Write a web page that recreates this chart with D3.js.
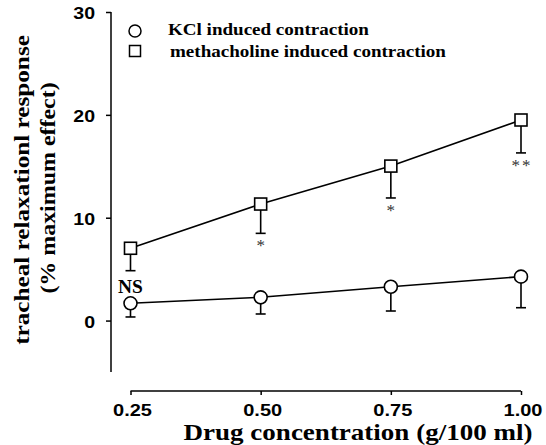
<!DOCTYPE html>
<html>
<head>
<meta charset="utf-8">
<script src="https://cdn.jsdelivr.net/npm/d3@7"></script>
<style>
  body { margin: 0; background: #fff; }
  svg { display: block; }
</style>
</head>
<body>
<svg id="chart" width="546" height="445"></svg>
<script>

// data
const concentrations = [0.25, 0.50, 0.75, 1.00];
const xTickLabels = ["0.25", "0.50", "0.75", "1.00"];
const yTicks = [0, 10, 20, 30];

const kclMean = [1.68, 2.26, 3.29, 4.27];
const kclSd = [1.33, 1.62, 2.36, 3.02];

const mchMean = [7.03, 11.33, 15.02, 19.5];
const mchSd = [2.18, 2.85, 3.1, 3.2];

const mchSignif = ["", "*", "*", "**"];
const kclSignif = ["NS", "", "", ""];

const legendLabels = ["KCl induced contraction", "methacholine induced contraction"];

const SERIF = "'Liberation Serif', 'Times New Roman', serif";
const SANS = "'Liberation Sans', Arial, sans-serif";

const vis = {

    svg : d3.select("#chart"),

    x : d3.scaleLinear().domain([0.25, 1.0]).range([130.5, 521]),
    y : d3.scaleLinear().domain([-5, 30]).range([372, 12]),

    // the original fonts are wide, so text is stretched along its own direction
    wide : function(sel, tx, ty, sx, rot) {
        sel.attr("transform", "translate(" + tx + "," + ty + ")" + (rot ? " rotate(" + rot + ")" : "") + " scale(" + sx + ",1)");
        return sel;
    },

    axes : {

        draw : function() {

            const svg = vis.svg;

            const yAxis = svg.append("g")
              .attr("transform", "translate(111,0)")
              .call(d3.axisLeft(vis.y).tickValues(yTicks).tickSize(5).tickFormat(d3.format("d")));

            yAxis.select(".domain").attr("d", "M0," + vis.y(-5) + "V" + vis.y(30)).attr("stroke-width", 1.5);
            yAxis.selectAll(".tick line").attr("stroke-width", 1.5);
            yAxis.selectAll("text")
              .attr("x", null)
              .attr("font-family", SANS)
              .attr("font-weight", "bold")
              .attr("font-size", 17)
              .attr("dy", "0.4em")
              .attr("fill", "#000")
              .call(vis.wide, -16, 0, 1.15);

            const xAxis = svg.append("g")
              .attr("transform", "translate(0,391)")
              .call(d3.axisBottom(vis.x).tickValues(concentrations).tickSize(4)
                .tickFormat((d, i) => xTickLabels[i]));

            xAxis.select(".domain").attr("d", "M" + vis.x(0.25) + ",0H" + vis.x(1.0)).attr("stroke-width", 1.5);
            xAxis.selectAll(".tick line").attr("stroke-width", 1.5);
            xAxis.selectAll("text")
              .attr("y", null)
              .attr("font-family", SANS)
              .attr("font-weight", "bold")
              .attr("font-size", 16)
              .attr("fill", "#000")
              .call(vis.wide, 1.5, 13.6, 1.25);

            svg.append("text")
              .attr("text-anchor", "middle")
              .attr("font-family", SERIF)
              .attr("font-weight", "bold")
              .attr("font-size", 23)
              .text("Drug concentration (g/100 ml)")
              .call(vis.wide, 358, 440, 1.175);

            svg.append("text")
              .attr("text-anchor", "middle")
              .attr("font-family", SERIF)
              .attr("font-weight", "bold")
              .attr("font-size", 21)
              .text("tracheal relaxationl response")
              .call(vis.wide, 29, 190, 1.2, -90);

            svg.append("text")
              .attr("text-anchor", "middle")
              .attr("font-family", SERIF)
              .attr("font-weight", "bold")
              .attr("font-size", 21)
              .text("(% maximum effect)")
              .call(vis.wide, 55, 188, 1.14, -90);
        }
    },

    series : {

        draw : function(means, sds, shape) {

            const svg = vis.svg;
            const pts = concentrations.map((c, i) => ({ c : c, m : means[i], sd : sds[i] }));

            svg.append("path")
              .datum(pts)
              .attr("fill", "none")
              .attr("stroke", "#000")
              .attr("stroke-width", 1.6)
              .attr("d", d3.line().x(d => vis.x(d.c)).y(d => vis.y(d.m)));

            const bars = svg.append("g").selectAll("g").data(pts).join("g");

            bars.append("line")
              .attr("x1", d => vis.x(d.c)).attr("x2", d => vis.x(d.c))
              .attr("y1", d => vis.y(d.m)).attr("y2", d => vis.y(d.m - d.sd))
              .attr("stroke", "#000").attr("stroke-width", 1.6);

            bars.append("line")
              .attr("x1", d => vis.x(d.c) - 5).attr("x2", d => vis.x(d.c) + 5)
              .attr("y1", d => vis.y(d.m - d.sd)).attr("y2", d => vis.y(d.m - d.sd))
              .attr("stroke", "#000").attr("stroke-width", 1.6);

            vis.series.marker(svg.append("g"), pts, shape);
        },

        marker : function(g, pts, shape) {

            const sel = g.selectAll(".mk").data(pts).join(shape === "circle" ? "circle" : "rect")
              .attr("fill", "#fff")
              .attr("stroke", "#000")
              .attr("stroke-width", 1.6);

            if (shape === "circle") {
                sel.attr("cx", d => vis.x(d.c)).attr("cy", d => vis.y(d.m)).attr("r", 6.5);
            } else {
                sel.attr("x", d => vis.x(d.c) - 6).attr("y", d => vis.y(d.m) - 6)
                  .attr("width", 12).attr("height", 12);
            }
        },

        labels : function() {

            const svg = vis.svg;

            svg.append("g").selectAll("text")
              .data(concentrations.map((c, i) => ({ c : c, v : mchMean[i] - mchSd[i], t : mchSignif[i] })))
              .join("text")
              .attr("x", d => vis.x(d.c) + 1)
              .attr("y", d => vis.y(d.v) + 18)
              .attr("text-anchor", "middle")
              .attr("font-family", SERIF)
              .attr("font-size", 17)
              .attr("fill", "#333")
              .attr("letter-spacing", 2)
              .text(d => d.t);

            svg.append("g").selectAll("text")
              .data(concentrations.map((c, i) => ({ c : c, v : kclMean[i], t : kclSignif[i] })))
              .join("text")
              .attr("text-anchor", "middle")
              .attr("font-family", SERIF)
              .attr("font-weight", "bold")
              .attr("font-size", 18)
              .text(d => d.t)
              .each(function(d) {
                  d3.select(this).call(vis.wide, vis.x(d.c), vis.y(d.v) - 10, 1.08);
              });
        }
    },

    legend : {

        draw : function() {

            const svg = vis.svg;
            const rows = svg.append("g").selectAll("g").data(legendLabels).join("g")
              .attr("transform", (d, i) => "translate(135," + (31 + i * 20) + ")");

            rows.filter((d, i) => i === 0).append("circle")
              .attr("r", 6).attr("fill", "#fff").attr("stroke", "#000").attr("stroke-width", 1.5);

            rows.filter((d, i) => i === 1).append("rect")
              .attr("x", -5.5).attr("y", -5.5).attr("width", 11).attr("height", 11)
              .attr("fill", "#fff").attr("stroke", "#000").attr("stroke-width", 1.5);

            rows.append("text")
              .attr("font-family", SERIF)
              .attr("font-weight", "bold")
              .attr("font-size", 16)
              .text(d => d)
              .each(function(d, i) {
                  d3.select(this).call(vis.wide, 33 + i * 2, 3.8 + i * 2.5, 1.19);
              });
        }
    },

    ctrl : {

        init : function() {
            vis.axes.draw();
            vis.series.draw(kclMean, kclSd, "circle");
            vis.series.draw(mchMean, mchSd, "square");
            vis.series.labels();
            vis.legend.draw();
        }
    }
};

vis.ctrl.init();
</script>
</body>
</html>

Description of the task =
From the first line of the material down to the line containing "const mchSd = [2.18, 2.85, 3.1, 3.2];", inclusive, return each line exactly, skipping any picture.

Written solution =
Write a web page that recreates this chart with D3.js.
<!DOCTYPE html>
<html>
<head>
<meta charset="utf-8">
<script src="https://cdn.jsdelivr.net/npm/d3@7"></script>
<style>
  body { margin: 0; background: #fff; }
  svg { display: block; }
</style>
</head>
<body>
<svg id="chart" width="546" height="445"></svg>
<script>

// data
const concentrations = [0.25, 0.50, 0.75, 1.00];
const xTickLabels = ["0.25", "0.50", "0.75", "1.00"];
const yTicks = [0, 10, 20, 30];

const kclMean = [1.68, 2.26, 3.29, 4.27];
const kclSd = [1.33, 1.62, 2.36, 3.02];

const mchMean = [7.03, 11.33, 15.02, 19.5];
const mchSd = [2.18, 2.85, 3.1, 3.2];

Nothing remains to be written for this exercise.